> Request:
Leave out all pictures and return, exactly as written, the lines from the line containing "Clone this chart in seaborn and matplotlib." to the line containing "from matplotlib.lines import Line2D", both ends kept.

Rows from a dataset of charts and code
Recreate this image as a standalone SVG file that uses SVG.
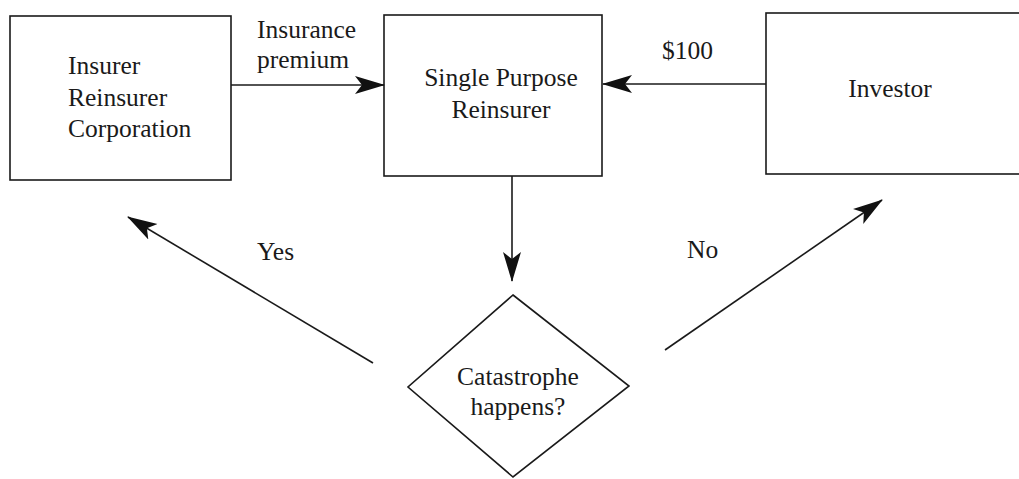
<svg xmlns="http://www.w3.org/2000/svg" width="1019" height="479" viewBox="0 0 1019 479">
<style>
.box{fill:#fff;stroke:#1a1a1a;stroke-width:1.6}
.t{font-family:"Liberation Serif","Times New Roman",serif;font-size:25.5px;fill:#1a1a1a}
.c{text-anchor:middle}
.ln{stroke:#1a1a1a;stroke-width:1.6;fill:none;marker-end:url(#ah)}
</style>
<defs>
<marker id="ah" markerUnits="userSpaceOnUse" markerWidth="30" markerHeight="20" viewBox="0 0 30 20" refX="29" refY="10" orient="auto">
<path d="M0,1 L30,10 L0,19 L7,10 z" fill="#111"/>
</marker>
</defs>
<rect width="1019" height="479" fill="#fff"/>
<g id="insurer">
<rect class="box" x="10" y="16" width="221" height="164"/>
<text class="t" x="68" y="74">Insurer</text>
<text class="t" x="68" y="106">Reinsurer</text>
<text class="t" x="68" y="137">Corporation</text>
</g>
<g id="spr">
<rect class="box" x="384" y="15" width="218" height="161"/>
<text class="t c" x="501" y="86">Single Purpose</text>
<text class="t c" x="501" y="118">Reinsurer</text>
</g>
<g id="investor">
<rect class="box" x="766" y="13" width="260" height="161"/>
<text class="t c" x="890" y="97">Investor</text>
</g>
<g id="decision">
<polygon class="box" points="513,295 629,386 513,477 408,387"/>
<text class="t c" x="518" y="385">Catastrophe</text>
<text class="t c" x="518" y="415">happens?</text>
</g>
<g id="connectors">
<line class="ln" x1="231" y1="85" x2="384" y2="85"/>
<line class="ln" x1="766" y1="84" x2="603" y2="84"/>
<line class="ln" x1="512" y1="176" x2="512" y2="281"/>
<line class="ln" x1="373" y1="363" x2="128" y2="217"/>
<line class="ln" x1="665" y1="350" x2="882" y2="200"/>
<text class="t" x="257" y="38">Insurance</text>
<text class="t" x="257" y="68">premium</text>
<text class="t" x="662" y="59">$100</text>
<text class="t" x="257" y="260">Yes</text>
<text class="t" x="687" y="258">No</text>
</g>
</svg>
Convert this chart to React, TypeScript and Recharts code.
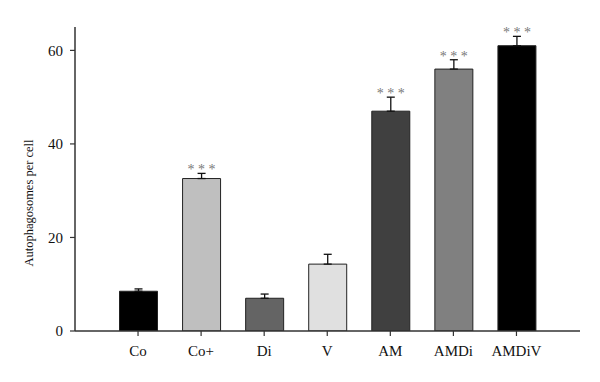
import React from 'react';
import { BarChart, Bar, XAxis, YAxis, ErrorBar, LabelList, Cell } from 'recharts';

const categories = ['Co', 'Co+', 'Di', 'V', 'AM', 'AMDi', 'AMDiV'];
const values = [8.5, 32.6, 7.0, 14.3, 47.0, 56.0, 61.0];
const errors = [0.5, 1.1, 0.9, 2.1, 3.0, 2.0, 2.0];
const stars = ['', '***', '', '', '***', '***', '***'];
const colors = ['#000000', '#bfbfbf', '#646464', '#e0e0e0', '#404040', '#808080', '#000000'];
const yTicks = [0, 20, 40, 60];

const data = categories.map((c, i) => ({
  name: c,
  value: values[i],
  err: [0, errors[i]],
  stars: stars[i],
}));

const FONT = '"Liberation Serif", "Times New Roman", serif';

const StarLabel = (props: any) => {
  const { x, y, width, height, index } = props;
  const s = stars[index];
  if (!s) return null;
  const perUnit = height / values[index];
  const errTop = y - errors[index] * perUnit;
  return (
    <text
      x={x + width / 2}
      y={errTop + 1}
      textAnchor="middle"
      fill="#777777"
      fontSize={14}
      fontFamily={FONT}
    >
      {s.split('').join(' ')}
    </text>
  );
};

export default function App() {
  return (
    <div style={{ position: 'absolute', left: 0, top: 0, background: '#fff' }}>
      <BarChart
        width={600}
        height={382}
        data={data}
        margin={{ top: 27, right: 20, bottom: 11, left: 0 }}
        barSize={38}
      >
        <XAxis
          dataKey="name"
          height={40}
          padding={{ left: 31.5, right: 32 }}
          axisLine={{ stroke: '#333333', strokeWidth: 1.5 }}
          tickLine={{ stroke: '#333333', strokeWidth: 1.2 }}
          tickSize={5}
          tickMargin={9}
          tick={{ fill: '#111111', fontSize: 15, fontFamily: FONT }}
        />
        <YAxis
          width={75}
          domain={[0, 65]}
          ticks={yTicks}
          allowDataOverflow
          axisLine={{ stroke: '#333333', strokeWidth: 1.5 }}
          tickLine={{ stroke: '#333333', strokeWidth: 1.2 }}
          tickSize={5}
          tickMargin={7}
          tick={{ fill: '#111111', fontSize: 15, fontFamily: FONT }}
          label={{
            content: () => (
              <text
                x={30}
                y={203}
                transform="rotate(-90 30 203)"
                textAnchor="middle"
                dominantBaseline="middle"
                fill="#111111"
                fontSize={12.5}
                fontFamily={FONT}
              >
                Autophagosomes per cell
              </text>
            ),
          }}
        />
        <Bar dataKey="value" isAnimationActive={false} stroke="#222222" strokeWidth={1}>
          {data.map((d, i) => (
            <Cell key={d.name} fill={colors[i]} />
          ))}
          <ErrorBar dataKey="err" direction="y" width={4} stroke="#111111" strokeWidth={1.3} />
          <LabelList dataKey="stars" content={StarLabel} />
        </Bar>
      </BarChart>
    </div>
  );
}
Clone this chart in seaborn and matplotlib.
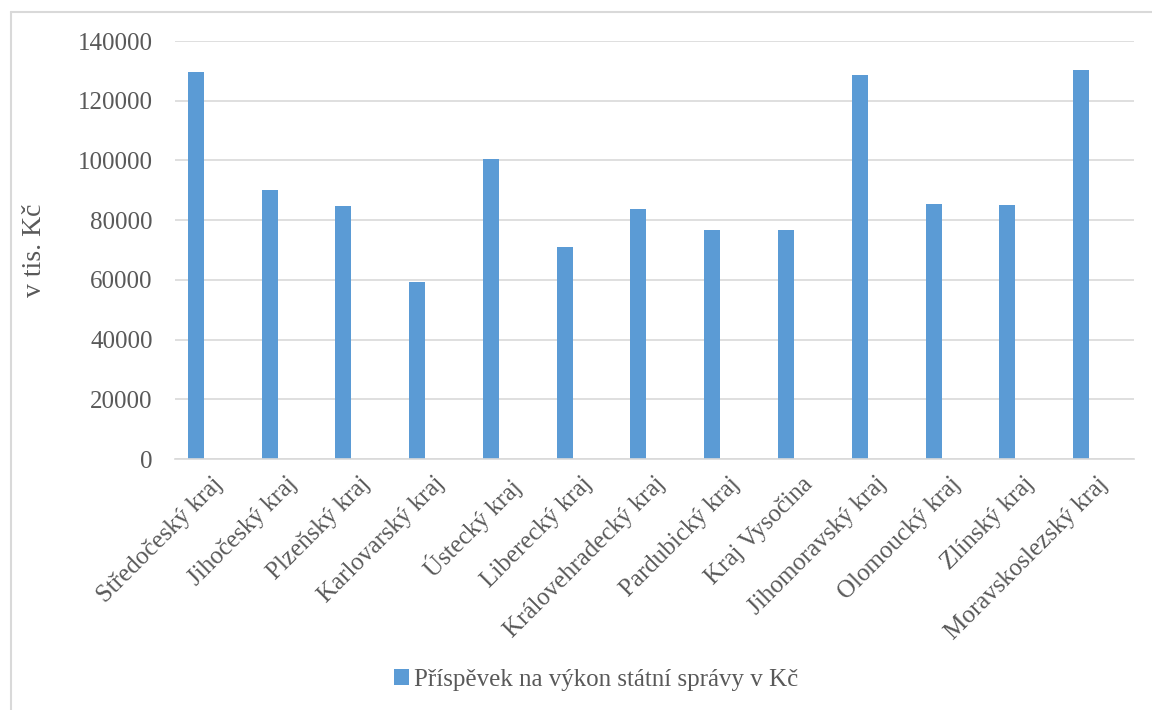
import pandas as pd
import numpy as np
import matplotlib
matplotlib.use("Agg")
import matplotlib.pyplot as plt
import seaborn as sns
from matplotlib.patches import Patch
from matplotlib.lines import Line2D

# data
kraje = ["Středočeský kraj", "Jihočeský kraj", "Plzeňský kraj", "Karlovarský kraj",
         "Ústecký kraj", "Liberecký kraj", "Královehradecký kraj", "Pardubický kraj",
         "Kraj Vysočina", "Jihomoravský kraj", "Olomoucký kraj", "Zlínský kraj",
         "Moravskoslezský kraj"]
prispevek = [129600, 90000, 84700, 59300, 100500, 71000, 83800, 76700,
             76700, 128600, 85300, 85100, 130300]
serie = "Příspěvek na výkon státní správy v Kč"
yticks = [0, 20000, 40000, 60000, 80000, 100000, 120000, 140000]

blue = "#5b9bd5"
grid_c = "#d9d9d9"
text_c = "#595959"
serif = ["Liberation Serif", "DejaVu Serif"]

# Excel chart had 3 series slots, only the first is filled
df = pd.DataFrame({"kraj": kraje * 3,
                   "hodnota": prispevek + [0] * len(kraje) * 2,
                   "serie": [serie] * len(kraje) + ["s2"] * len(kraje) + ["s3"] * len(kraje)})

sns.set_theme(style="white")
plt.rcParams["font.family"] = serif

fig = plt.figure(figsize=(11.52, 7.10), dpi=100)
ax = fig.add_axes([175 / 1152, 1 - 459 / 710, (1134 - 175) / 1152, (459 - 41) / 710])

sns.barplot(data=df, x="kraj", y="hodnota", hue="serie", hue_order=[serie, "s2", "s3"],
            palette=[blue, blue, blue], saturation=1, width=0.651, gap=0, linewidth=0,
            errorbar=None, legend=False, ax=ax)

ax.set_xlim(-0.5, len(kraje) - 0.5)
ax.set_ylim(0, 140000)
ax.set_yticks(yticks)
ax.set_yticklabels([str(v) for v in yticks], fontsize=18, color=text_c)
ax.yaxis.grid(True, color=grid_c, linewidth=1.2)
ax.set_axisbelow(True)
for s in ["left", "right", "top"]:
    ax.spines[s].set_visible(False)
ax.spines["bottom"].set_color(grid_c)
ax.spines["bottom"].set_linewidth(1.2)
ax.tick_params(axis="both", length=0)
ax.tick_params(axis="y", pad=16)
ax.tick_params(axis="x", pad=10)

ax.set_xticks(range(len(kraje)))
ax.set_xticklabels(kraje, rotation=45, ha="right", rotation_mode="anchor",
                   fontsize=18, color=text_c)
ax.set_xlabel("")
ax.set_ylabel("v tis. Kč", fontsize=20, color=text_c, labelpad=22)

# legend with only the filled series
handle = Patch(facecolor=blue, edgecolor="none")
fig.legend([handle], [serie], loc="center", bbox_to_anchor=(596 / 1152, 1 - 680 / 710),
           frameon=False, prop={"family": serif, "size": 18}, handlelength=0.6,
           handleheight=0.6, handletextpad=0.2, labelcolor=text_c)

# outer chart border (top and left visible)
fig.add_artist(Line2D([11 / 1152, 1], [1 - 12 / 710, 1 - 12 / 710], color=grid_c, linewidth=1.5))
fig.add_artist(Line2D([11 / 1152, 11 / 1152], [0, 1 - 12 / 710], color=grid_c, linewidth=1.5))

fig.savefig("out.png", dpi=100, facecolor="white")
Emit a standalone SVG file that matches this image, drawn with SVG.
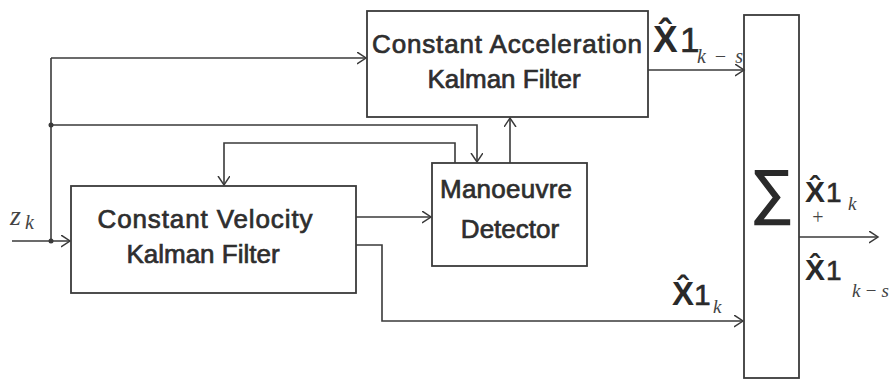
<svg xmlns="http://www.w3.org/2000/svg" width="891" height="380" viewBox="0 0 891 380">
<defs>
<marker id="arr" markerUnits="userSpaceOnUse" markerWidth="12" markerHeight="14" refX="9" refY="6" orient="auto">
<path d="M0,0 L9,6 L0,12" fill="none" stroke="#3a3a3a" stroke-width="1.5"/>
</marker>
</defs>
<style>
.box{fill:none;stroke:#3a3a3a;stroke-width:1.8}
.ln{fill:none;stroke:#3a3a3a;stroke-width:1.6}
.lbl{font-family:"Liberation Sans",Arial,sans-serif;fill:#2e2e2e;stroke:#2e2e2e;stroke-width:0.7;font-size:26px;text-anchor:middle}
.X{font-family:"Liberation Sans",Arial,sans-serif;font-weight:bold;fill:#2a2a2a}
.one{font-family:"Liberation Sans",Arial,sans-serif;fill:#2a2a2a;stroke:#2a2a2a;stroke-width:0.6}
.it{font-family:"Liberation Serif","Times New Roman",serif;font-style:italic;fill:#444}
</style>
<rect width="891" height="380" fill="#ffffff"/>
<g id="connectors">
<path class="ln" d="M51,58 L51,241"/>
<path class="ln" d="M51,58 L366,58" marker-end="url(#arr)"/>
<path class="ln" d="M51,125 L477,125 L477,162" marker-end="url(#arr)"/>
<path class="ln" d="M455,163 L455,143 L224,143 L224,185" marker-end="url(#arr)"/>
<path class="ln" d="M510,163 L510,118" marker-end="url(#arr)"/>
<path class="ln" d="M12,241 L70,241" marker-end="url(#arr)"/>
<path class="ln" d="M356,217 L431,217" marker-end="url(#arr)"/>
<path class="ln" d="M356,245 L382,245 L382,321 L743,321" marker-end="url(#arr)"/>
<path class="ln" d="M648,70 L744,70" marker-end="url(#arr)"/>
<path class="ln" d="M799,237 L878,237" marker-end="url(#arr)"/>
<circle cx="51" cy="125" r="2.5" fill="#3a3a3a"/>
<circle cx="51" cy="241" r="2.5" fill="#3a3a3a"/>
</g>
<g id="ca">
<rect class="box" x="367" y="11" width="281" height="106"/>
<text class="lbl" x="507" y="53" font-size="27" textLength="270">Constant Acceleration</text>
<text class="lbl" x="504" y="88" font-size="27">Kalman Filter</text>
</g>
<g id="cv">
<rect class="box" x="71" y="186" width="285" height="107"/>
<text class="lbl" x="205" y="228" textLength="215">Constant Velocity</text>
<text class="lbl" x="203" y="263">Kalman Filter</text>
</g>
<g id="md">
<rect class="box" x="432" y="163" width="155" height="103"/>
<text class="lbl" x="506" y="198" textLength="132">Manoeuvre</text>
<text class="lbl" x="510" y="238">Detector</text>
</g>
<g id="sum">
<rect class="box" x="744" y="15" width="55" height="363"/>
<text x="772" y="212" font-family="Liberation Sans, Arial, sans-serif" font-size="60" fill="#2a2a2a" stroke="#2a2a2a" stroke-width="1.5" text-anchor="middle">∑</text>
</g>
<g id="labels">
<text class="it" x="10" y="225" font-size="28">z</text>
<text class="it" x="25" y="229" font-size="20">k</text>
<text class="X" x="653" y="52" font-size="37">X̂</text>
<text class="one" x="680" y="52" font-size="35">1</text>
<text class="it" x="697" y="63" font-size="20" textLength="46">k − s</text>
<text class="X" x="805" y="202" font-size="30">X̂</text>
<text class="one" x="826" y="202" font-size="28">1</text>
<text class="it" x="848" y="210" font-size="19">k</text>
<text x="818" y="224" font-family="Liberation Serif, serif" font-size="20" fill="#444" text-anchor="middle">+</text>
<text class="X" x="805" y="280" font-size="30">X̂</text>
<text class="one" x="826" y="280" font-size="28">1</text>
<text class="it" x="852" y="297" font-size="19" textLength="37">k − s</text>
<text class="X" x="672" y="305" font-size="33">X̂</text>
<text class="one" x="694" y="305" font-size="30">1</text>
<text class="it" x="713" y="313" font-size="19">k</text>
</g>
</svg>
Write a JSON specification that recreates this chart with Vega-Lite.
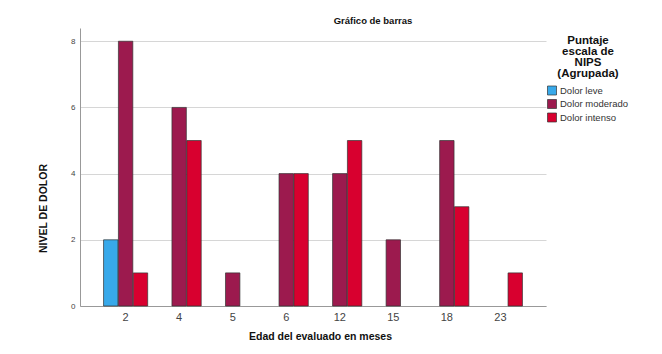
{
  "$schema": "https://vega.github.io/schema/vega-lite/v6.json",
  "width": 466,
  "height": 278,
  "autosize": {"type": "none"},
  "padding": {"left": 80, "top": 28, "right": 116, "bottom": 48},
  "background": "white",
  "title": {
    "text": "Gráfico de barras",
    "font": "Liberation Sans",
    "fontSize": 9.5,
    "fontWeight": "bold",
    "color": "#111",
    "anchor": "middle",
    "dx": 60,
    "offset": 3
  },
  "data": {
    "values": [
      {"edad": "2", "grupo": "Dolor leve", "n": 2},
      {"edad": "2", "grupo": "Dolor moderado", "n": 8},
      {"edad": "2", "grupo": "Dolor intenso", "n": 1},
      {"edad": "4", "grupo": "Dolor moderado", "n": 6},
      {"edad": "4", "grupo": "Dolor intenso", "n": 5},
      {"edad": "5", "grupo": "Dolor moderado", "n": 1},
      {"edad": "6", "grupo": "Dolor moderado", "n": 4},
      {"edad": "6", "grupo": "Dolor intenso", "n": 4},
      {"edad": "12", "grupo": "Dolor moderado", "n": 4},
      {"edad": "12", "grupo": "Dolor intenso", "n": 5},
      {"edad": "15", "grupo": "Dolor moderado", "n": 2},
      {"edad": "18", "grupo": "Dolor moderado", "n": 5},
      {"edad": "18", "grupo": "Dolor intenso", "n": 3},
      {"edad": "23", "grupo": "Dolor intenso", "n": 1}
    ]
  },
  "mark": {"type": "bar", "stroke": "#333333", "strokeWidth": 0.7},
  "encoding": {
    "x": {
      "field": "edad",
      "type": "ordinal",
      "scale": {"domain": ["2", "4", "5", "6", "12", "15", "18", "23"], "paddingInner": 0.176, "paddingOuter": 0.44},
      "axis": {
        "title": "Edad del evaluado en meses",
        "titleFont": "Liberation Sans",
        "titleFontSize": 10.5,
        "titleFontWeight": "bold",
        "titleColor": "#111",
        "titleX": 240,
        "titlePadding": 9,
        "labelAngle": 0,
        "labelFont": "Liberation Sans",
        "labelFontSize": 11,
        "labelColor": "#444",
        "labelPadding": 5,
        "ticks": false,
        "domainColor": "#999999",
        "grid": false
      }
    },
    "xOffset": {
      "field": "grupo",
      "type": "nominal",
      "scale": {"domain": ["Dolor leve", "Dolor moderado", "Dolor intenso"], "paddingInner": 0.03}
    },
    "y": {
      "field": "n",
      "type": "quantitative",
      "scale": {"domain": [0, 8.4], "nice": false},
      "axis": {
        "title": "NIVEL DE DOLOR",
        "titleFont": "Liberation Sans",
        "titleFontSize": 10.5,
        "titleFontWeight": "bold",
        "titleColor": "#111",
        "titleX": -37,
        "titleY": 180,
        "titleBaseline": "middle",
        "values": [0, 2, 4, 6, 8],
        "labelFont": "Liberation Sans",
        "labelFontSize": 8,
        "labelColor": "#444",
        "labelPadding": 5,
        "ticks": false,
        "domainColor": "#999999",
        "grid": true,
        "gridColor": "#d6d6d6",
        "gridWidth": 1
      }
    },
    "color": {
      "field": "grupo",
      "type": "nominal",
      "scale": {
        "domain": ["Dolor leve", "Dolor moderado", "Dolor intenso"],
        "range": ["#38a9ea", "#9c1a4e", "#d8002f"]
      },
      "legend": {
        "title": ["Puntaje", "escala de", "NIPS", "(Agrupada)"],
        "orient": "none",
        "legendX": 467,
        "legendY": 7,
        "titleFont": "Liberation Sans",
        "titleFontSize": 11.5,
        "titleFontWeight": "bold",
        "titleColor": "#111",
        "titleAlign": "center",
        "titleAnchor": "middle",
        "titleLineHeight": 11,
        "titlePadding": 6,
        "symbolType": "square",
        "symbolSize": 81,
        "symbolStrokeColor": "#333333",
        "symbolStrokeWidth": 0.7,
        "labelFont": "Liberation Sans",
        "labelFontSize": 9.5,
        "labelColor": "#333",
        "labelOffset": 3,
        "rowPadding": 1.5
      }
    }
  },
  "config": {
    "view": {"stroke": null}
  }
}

> Solution below:
Clone this chart in seaborn and matplotlib.
import pandas as pd
import numpy as np
import matplotlib
matplotlib.use("Agg")
import matplotlib.pyplot as plt
import seaborn as sns
from matplotlib.patches import Patch
from matplotlib.lines import Line2D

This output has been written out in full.